With the following draft elaborations for various terms (many thanks to Bob Peet for providing most of these draft definitions):
1) occurrence
"Occurrence" has been changed to "evidence for the presence or absence".
The key idea is that the organism or set of organisms was either detected or not. We also need to provide an opportunity for the recorder to note the certainty.
As an aside, recall we need to support minimalist protocols (e.g. "organism/community (not)seen in field", "organism heard in field", "scat seen in field", "tracks seen in field", "museum collection".)
2) data collection event
An event, during or after which at least the minimum required data were recorded.
3) location
Ideally, at least geocoordinates plus an accuracy term. Since there is a considerable amount of historical / legacy data that does not presently have a georeference yet has valuable information that should be included in observation databases and shared, we cannot at this time require data to be in a GIS format.
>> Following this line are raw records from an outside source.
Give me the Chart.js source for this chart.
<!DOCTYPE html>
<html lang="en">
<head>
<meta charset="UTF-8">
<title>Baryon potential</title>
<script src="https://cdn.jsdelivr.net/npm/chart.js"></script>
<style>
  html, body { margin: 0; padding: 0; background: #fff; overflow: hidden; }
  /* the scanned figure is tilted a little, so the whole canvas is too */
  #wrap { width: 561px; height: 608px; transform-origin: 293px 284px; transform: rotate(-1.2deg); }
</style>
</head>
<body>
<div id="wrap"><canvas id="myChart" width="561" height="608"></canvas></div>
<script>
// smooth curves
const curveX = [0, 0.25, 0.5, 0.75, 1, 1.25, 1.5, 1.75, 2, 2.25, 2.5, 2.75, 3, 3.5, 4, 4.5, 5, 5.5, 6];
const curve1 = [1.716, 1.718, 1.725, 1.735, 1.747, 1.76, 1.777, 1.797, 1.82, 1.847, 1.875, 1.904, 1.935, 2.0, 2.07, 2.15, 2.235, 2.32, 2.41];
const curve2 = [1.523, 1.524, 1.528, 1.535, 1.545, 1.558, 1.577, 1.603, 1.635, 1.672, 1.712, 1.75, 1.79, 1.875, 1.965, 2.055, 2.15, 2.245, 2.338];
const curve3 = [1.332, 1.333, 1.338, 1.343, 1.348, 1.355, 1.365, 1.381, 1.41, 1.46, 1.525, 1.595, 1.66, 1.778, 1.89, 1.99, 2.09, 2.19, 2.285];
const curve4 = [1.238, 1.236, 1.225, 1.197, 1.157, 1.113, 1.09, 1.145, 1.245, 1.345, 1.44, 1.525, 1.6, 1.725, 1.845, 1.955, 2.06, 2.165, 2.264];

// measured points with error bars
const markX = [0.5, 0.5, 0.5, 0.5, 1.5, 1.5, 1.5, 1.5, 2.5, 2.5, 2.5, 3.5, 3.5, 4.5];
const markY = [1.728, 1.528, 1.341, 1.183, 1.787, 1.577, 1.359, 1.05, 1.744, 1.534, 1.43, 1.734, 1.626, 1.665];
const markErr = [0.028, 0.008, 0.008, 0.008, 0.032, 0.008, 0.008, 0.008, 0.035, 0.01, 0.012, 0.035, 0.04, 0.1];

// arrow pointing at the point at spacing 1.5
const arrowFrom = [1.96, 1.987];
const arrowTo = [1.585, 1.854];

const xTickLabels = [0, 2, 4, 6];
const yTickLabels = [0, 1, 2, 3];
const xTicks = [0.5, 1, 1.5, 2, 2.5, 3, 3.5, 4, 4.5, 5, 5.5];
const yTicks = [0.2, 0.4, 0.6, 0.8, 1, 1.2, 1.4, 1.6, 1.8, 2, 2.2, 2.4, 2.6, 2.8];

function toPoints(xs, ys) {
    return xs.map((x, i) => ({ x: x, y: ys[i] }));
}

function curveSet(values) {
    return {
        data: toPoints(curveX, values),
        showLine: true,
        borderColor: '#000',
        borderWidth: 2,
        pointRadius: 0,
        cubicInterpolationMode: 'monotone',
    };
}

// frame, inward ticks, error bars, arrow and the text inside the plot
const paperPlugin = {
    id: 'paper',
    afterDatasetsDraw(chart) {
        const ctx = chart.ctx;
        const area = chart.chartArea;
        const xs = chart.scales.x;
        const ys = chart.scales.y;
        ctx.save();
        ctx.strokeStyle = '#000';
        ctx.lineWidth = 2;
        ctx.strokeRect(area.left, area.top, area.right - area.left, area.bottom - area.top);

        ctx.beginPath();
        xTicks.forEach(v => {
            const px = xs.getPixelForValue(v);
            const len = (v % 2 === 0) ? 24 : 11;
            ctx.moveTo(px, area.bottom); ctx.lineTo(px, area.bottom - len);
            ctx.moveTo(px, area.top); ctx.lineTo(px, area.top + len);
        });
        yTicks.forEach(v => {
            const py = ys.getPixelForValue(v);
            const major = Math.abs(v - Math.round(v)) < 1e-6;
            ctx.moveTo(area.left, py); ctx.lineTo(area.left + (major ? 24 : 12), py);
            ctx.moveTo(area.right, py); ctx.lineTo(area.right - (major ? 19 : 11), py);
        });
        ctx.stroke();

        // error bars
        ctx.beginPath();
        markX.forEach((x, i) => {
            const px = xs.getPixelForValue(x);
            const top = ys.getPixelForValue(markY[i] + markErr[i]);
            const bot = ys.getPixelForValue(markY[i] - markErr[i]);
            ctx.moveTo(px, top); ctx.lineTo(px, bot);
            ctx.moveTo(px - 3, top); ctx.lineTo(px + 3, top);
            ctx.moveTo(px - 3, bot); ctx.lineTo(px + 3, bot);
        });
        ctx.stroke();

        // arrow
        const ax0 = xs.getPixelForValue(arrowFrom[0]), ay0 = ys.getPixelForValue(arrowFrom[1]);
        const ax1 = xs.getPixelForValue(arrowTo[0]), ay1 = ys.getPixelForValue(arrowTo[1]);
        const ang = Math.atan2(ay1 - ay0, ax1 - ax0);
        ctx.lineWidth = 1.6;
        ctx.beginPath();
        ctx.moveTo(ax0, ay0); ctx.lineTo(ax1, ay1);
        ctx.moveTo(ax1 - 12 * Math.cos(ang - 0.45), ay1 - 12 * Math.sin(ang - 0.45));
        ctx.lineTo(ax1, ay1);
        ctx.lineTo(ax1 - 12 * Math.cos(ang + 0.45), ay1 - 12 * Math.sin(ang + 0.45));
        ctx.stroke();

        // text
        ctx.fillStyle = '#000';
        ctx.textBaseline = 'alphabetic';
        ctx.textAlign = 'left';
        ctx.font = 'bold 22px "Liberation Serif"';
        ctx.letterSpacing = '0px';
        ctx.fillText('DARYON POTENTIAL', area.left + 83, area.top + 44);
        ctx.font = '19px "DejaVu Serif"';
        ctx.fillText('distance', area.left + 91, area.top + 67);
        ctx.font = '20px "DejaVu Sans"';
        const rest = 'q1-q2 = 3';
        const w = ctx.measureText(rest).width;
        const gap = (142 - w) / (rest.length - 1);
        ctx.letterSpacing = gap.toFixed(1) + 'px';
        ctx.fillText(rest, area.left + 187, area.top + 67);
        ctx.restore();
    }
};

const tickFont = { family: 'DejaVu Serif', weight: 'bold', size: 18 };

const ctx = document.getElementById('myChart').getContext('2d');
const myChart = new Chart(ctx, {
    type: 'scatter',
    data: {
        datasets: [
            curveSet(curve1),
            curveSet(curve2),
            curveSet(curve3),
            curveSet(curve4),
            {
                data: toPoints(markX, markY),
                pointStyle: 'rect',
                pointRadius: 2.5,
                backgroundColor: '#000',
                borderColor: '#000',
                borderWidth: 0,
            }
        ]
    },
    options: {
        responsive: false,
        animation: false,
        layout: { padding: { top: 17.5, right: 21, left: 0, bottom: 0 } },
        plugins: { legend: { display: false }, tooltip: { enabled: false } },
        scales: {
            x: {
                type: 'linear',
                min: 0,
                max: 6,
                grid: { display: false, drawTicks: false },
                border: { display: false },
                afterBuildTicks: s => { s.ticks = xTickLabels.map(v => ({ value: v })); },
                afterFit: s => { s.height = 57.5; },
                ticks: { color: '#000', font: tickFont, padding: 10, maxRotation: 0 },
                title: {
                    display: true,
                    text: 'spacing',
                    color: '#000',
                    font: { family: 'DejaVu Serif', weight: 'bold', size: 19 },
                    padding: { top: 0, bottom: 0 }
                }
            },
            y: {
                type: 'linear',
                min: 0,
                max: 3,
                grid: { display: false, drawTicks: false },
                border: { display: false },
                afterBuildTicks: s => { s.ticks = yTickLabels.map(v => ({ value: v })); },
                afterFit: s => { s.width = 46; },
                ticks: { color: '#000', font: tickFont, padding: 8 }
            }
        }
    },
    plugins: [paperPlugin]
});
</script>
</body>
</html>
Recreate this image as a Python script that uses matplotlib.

I (Lynn) suggest: (a) Location information be required, preferably geocoordinates and mapping precision, but if not available then a text description and the finest level of geolocation using the Darwin Core attributes.
(b) Location data include the representation of observations as point, line, or polygon data (with the necessary spatial metadata).
4) entity
Dropped from the definition of observation.
5) could be linked
Can have a pointer or pointers to other observations, thereby creating aggregate observations. Note that commonality of date, time, place, etc. is not sufficient in that the none of the observation authors explicitly made the connection
Please share your comments / thoughts on all of the above definitions with this email list.
If people are generally comfortable with the above as working defintions, then I'd like to propose that we move into the fun part of identifying attributes to be developed into a schema.